Slovakia’s Harmonised Inflation Accelerates to 4.6% in September

19 October 2025

Consumer prices in Slovakia rose at a faster pace in September, with harmonised inflation reaching 4.6% year-on-year, according to new data from the Statistical Office of the Slovak Republic. The reading, which follows the European Union’s harmonised methodology (HICP), was slightly higher than the national index released earlier this week, which recorded 4.3%.

Month-on-month, prices grew by 0.2%, marking the third consecutive monthly increase. The acceleration was driven primarily by higher costs in education, restaurants and hotels, and miscellaneous goods and services, while food and non-alcoholic beverage prices eased by 0.3%, reflecting seasonal declines after the summer harvest.

Among key sectors, education showed the sharpest rise, up 3.7% compared to August and 9.8% higher year-on-year. The Statistical Office noted that price increases were recorded in eight of the twelve expenditure divisions tracked, with only food, transport, and communication seeing mild monthly decreases.

The average annual HICP inflation rate — measured across the period from October 2024 to September 2025 — stood at 4.1%, continuing a gradual cooling trend after double-digit levels seen in 2022 and 2023.

Although inflation remains above the Eurozone average of 2.8%, Slovakia’s position has improved compared to previous years, when surging energy costs and imported inflation heavily affected household budgets.

According to Eurostat’s comparative data, Slovakia’s September figure places it slightly above neighbouring Czechia (3.3%) and Poland (3.8%), but below Hungary (5.2%), reflecting a broadly stabilising pattern across Central Europe.

From a methodological standpoint, Slovakia continues to modernise its inflation reporting. Since early 2024, the Statistical Office has replaced traditional field surveys for food prices with scanner data from retail transactions, expanding the change to alcoholic beverages and tobacco from January 2025. The move aligns with Eurostat’s push to improve the precision and timeliness of consumer price statistics across the EU.

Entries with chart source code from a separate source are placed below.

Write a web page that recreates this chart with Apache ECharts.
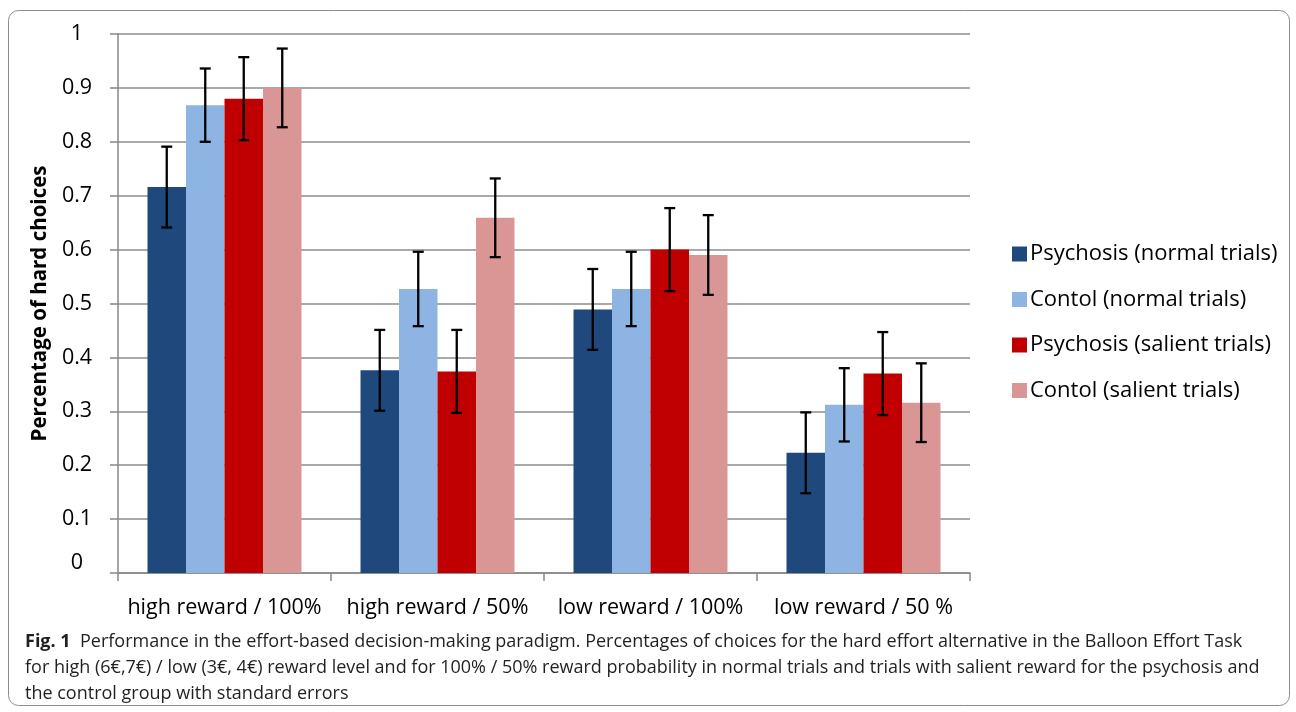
<!DOCTYPE html>
<html>
<head>
<meta charset="utf-8">
<script src="https://cdn.jsdelivr.net/npm/echarts@6/dist/echarts.min.js"></script>
<style>
  html, body { margin: 0; padding: 0; background: #fff; }
  #chart { width: 1296px; height: 712px; }
</style>
</head>
<body>
<div id="chart"></div>
<script>
// categories and series
const categories = ['high reward / 100%', 'high reward / 50%', 'low reward / 100%', 'low reward / 50 %'];
const seriesNames = [
  'Psychosis (normal trials)',
  'Contol (normal trials)',
  'Psychosis (salient trials)',
  'Contol (salient trials)'
];
const psychosisNormal = [0.716, 0.376, 0.489, 0.223];
const controlNormal = [0.868, 0.527, 0.527, 0.312];
const psychosisSalient = [0.880, 0.374, 0.600, 0.370];
const controlSalient = [0.900, 0.659, 0.590, 0.316];
// standard errors (half the error bar length)
const sePsychosisNormal = [0.075, 0.075, 0.075, 0.075];
const seControlNormal = [0.068, 0.069, 0.069, 0.068];
const sePsychosisSalient = [0.077, 0.077, 0.077, 0.077];
const seControlSalient = [0.073, 0.073, 0.074, 0.073];
const yTicks = [0, 0.1, 0.2, 0.3, 0.4, 0.5, 0.6, 0.7, 0.8, 0.9, 1];

const values = [psychosisNormal, controlNormal, psychosisSalient, controlSalient];
const errors = [sePsychosisNormal, seControlNormal, sePsychosisSalient, seControlSalient];
const colors = ['#1f497d', '#8eb4e3', '#c00000', '#d99694'];

const gapRatio = 0.277;
const font = 'Open Sans';

const chart = echarts.init(document.getElementById('chart'));

const barSeries = values.map((v, i) => ({
  name: seriesNames[i],
  type: 'bar',
  data: v,
  barGap: '0%',
  barCategoryGap: (gapRatio * 100) + '%',
  itemStyle: { color: colors[i] },
  silent: true
}));

const errorSeries = values.map((v, i) => ({
  type: 'custom',
  silent: true,
  z: 10,
  data: v.map((val, k) => [k, val - errors[i][k], val + errors[i][k]]),
  renderItem: (params, api) => {
    const band = api.size([1, 0])[0];
    const barW = band * (1 - gapRatio) / 4;
    const dx = (i - 1.5) * barW;
    const lo = api.coord([api.value(0), api.value(1)]);
    const hi = api.coord([api.value(0), api.value(2)]);
    const x = lo[0] + dx;
    const cap = 5.5;
    const style = { stroke: '#000', lineWidth: 2.3 };
    return {
      type: 'group',
      children: [
        { type: 'line', shape: { x1: x, y1: lo[1], x2: x, y2: hi[1] }, style },
        { type: 'line', shape: { x1: x - cap, y1: lo[1], x2: x + cap, y2: lo[1] }, style },
        { type: 'line', shape: { x1: x - cap, y1: hi[1], x2: x + cap, y2: hi[1] }, style }
      ]
    };
  }
}));

chart.setOption({
  animation: false,
  textStyle: { fontFamily: font },
  title: {
    left: 20,
    top: 624,
    text: '{b|Fig. 1}  Performance in the effort-based decision-making paradigm. Percentages of choices for the hard effort alternative in the Balloon Effort Task\nfor high (6€,7€) / low (3€, 4€) reward level and for 100% / 50% reward probability in normal trials and trials with salient reward for the psychosis and\nthe control group with standard errors',
    textStyle: {
      fontFamily: font,
      fontSize: 18,
      fontWeight: 'normal',
      color: '#231f20',
      lineHeight: 26,
      rich: {
        b: { fontFamily: font, fontSize: 18, fontWeight: 'bold', color: '#231f20', lineHeight: 26 }
      }
    }
  },
  graphic: [{
    type: 'rect',
    shape: { x: 8.5, y: 10.5, width: 1281, height: 695, r: 10 },
    style: { fill: 'none', stroke: '#8c8c8c', lineWidth: 1 },
    silent: true
  }],
  legend: {
    orient: 'vertical',
    left: 1007,
    top: 238,
    itemGap: 23.5,
    itemWidth: 15,
    itemHeight: 15,
    icon: 'rect',
    data: seriesNames,
    textStyle: { fontFamily: font, fontSize: 22, color: '#000', padding: [0, 0, 0, -2] }
  },
  grid: { left: 118, right: 326, top: 34, bottom: 139 },
  xAxis: {
    type: 'category',
    data: categories,
    axisLine: { lineStyle: { color: '#888', width: 1.5 } },
    axisTick: { show: true, length: 8, lineStyle: { color: '#888', width: 1.5 } },
    axisLabel: { fontFamily: font, fontSize: 21.5, color: '#000', margin: 24, interval: 0 }
  },
  yAxis: {
    type: 'value',
    min: 0,
    max: 1,
    interval: 0.1,
    name: 'Percentage of hard choices',
    nameLocation: 'middle',
    nameGap: 67,
    nameTextStyle: { fontFamily: font, fontSize: 20.5, fontWeight: 'bold', color: '#000' },
    axisLine: { show: true, lineStyle: { color: '#888', width: 1.5 } },
    axisTick: { show: true, length: 8, lineStyle: { color: '#888', width: 1.5 } },
    axisLabel: {
      fontFamily: font, fontSize: 21.5, color: '#000', margin: 41, align: 'center',
      formatter: v => {
        const t = yTicks.find(y => Math.abs(y - v) < 1e-6);
        if (t === 0) return '{z|0}';
        return String(t !== undefined ? t : v);
      },
      rich: {
        z: { fontFamily: font, fontSize: 21.5, color: '#000', padding: [0, 0, 20, 0] }
      }
    },
    splitLine: { lineStyle: { color: '#8c8c8c', width: 1.5 } }
  },
  series: [...barSeries, ...errorSeries]
});
</script>
</body>
</html>
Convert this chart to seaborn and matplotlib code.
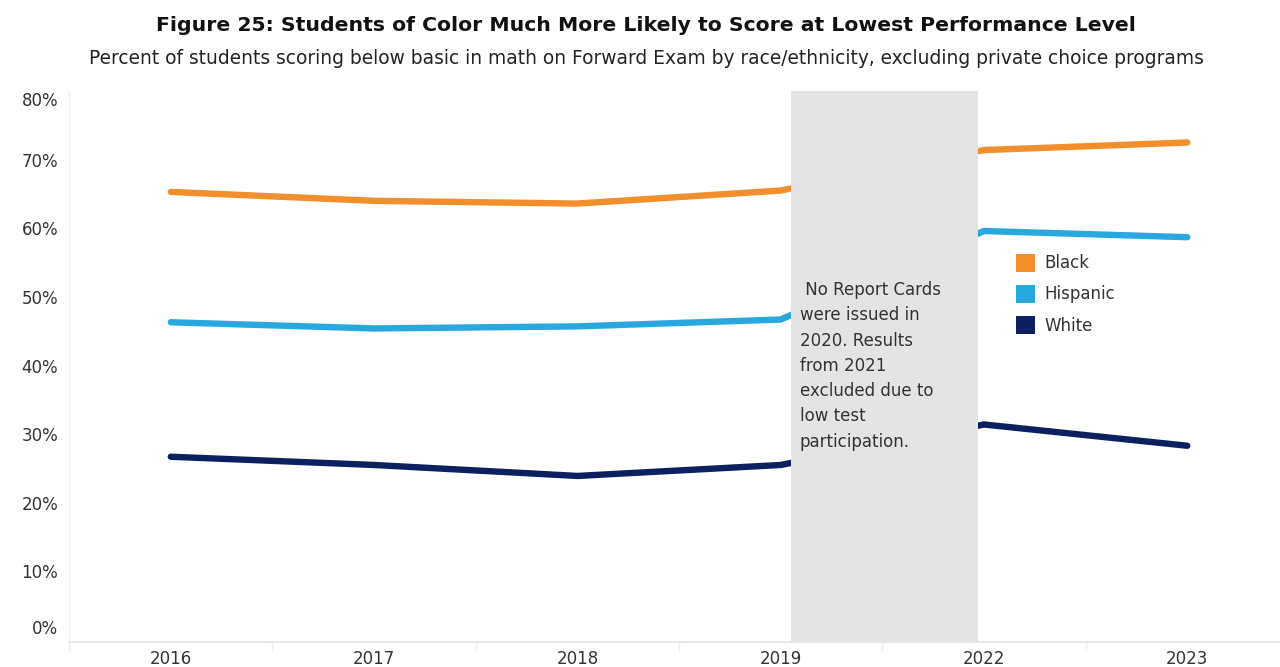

Economists say the latest figures suggest the composition of inflation in Slovakia is shifting. Energy and goods prices have largely stabilised, but services and education now account for much of the price pressure. “The pattern of inflation is becoming more domestic in nature,” said one Bratislava-based analyst. “It’s being driven by wage growth and the cost of services rather than external shocks.”

The Statistical Office will release a full breakdown of price contributions later this month, while Eurostat is set to publish EU-wide harmonised data today, offering a comparative view of inflation dynamics across member states.